A new type of Secondary Ion Mass Spectrometer (SIMS) is under development at the NRL that will quantitatively measure elements and isotopes at unprecedented low abundance levels. The new instrument combines a dynamic SIMS with a Single Stage Accelerator Mass Spectrometer (SSAMS). SIMS is known for its high spatial resolution and high sample utilization. The addition of a SSAMS, accepting ions in place of the usual ion detector of the SIMS instrument, enables destruction of molecular ions that often interfere with SIMS measurements of trace species; typical for elements heavier than Zr (approximately 90 u), enabling purely atomic ion SIMS (ai-SIMS) analysis. The single stage nature of this AMS allows detection of positive ions, not normally available to AMS measurements.
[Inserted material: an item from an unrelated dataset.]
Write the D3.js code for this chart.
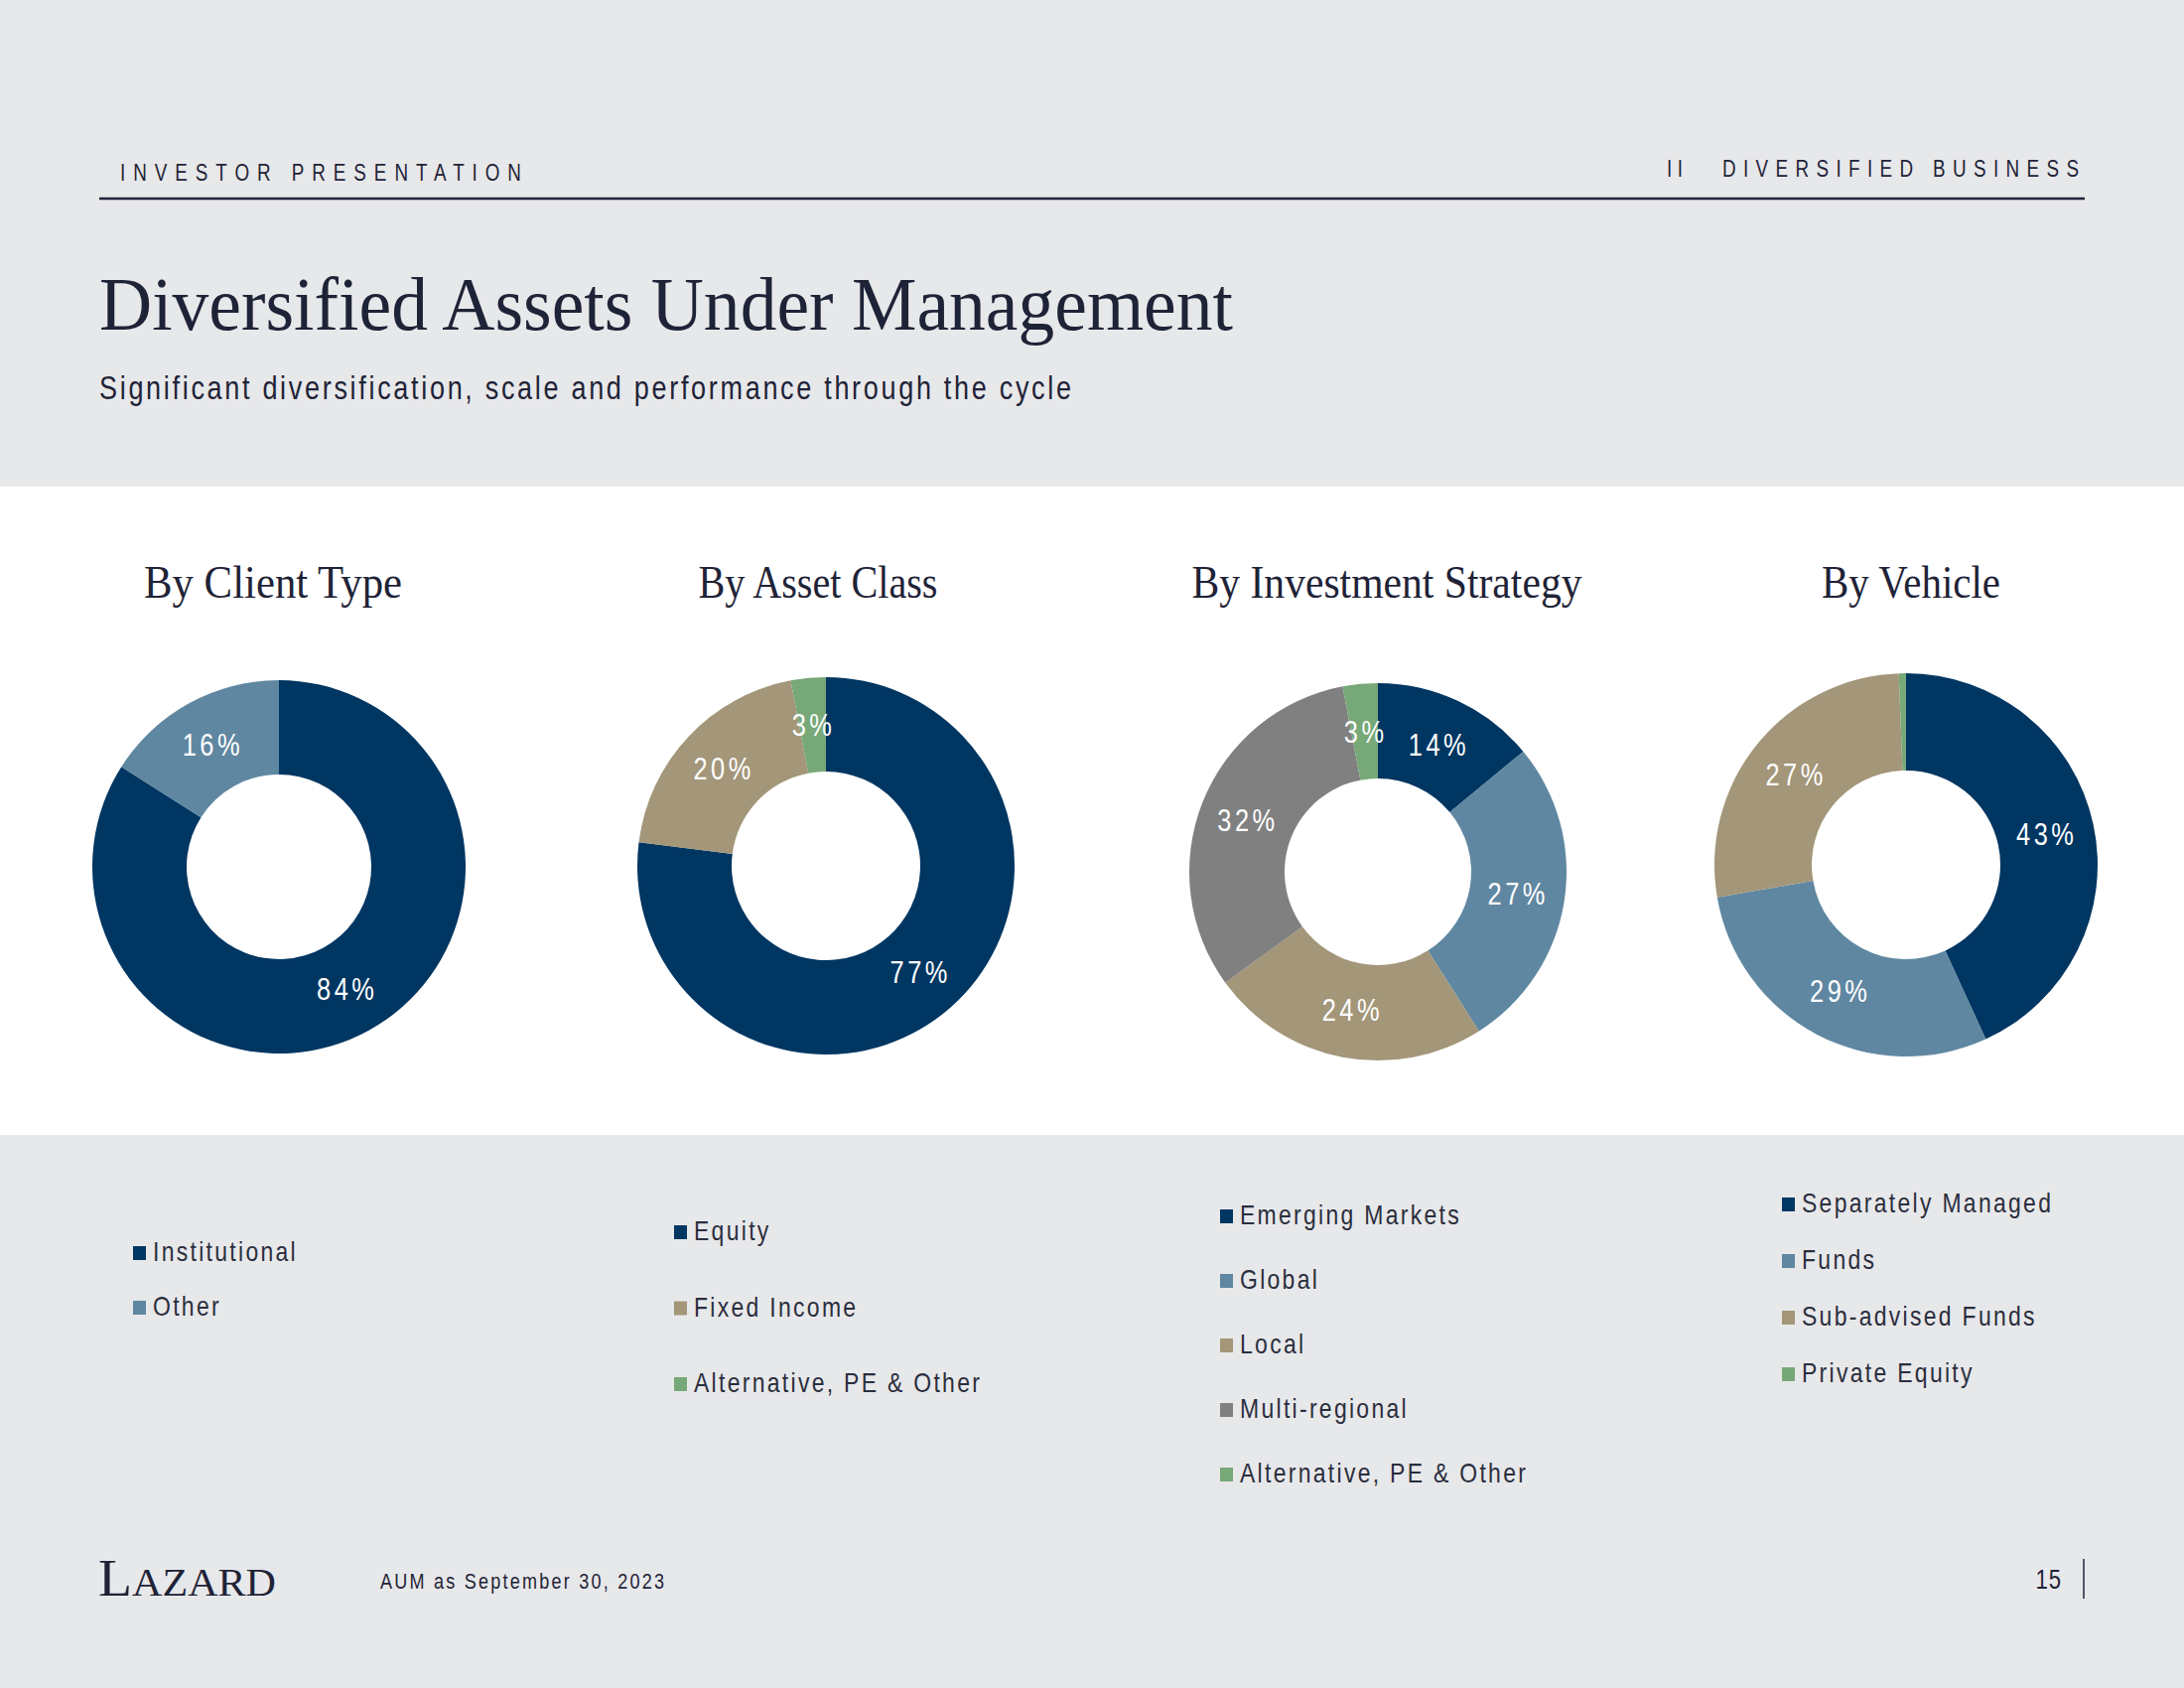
<!DOCTYPE html>
<html><head><meta charset="utf-8">
<script src="https://cdn.jsdelivr.net/npm/d3@7"></script>
<style>
body{margin:0;background:#e7e8ea;}
svg{display:block;}
</style>
</head><body>
<svg id="c" width="2200" height="1700"></svg>
<script>
// ---------------- DATA ----------------
const chartTitles = ["By Client Type", "By Asset Class", "By Investment Strategy", "By Vehicle"];
const clientCategories = ["Institutional", "Other"];
const clientValues = [84, 16];
const assetCategories = ["Equity", "Fixed Income", "Alternative, PE & Other"];
const assetValues = [77, 20, 3];
const strategyCategories = ["Emerging Markets", "Global", "Local", "Multi-regional", "Alternative, PE & Other"];
const strategyValues = [14, 27, 24, 32, 3];
const vehicleCategories = ["Separately Managed", "Funds", "Sub-advised Funds", "Private Equity"];
const vehicleValues = [43, 29, 27, 0.6];
const headerLeft = "INVESTOR PRESENTATION";
const headerSection = "II";
const headerRight = "DIVERSIFIED BUSINESS";
const pageTitle = "Diversified Assets Under Management";
const pageSubtitle = "Significant diversification, scale and performance through the cycle";
const footnote = "AUM as September 30, 2023";
const pageNumber = "15";

// ---------------- STYLE ----------------
const C = {
  bg: "#e7e8ea", band: "#ffffff", ink: "#1f2337", legendInk: "#2b2e3d",
  navy: "#003662", steel: "#5f87a1", tan: "#a39679", gray: "#808080", green: "#77a878"
};
const serif = "'Liberation Serif', 'Times New Roman', serif";
const sans = "'Liberation Sans Narrow', 'Arial Narrow', 'Liberation Sans', Arial, sans-serif";
const SX = 0.82; // horizontal condensing to imitate a narrow face

// helper: condensed text; width (if given) is the final on-screen width
function narrowText(parent, x, y, str, size, o = {}) {
  const g = parent.append("g").attr("transform", `translate(${x},${y}) scale(${SX},1)`);
  const t = g.append("text").attr("x", 0).attr("y", 0).text(str)
    .attr("font-family", sans).attr("font-size", size)
    .attr("fill", o.fill || C.ink)
    .attr("text-anchor", o.anchor || "start");
  if (o.ls != null) t.attr("letter-spacing", o.ls / SX);
  if (o.width != null) t.attr("textLength", o.width / SX).attr("lengthAdjust", "spacing");
  return t;
}

const panels = [
  {title: chartTitles[0], cats: clientCategories, vals: clientValues,
   colors: [C.navy, C.steel], cx: 281, cy: 873, R: 188, r: 93,
   tx: 275, tw: 260, lx: 134, ly: [1262, 1317]},
  {title: chartTitles[1], cats: assetCategories, vals: assetValues,
   colors: [C.navy, C.tan, C.green], cx: 832, cy: 872, R: 190, r: 95,
   tx: 824, tw: 241, lx: 679, ly: [1241, 1394]},
  {title: chartTitles[2], cats: strategyCategories, vals: strategyValues,
   colors: [C.navy, C.steel, C.tan, C.gray, C.green], cx: 1388, cy: 878, R: 190, r: 94,
   tx: 1397, tw: 393, lx: 1229, ly: [1225, 1485]},
  {title: chartTitles[3], cats: vehicleCategories, vals: vehicleValues,
   colors: [C.navy, C.steel, C.tan, C.green], cx: 1920, cy: 871, R: 193, r: 95,
   tx: 1925, tw: 180, lx: 1795, ly: [1213, 1384]}
];

const svg = d3.select("#c");
svg.append("rect").attr("width", 2200).attr("height", 1700).attr("fill", C.bg);
svg.append("rect").attr("x", 0).attr("y", 490).attr("width", 2200).attr("height", 653).attr("fill", C.band);

// ---------------- HEADER ----------------
narrowText(svg, 121, 182, headerLeft, 23, {width: 404});
narrowText(svg, 1679, 178, headerSection, 23, {width: 16});
narrowText(svg, 1735, 178, headerRight, 23, {width: 359});
svg.append("line").attr("x1", 100).attr("x2", 2100).attr("y1", 200).attr("y2", 200)
  .attr("stroke", C.ink).attr("stroke-width", 2.5);

svg.append("text").attr("x", 100).attr("y", 332).text(pageTitle)
  .attr("font-family", serif).attr("font-size", 76).attr("fill", C.ink)
  .attr("textLength", 1142).attr("lengthAdjust", "spacingAndGlyphs");
narrowText(svg, 100, 402, pageSubtitle, 33, {width: 979});

// ---------------- DONUTS ----------------
const pie = d3.pie().sort(null).value(d => d);
panels.forEach(p => {
  const g = svg.append("g");
  g.append("text").attr("x", p.tx).attr("y", 602).attr("text-anchor", "middle")
    .text(p.title).attr("font-family", serif).attr("font-size", 46).attr("fill", C.ink)
    .attr("textLength", p.tw).attr("lengthAdjust", "spacingAndGlyphs");

  const color = d3.scaleOrdinal().domain(p.cats).range(p.colors);
  const arc = d3.arc().innerRadius(p.r).outerRadius(p.R);
  const arcs = pie(p.vals).map((a, i) => Object.assign(a, {cat: p.cats[i]}));
  const dg = g.append("g").attr("transform", `translate(${p.cx},${p.cy})`);
  dg.selectAll("path").data(arcs).join("path")
    .attr("d", arc).attr("fill", d => color(d.cat));
  arcs.filter(d => d.data >= 1).forEach(d => {
    const c = arc.centroid(d);
    narrowText(dg, c[0] + 1, c[1] + 11, Math.round(d.data) + "%", 31,
      {anchor: "middle", ls: 3.5, fill: "#ffffff"});
  });

  // legend
  const ly = d3.scalePoint().domain(p.cats).range(p.ly);
  const items = g.append("g").selectAll("g").data(p.cats).join("g")
    .attr("transform", d => `translate(${p.lx},${ly(d)})`);
  items.append("rect").attr("x", 0).attr("y", -7).attr("width", 13).attr("height", 14)
    .attr("fill", d => color(d));
  items.each(function (d) {
    narrowText(d3.select(this), 20, 8, d, 28, {ls: 2.3, fill: C.legendInk});
  });
});

// ---------------- FOOTER ----------------
const lz = svg.append("text").attr("x", 99).attr("y", 1607)
  .attr("font-family", serif).attr("fill", C.ink)
  .attr("textLength", 179).attr("lengthAdjust", "spacingAndGlyphs");
lz.append("tspan").attr("font-size", 53).text("L");
lz.append("tspan").attr("font-size", 40).text("AZARD");
narrowText(svg, 383, 1600, footnote, 22, {width: 286});
narrowText(svg, 2077, 1600, pageNumber, 27, {anchor: "end", ls: 1});
svg.append("line").attr("x1", 2099).attr("x2", 2099).attr("y1", 1570).attr("y2", 1610)
  .attr("stroke", C.ink).attr("stroke-width", 1.5);
</script>
</body></html>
Trace level sensitivity for actinide, lanthanide, many transition metal, alkali, and alkali-earth elements will be greatly improved while retaining SIMS capabilities for spatial and depth distribution analysis, and allowing micrometer-scale features to be characterized. This world-unique capability will be applied to:
- Problems in nuclear safeguards and forensics
- Analysis of trace impurities in new engineered materials and structures being developed for high power electronics and sensors
- Measurement and location of contaminants in coatings and failed components
- Elemental and isotopic compositional analysis of high-value materials, such as those from NASA spacecraft sample-return missions.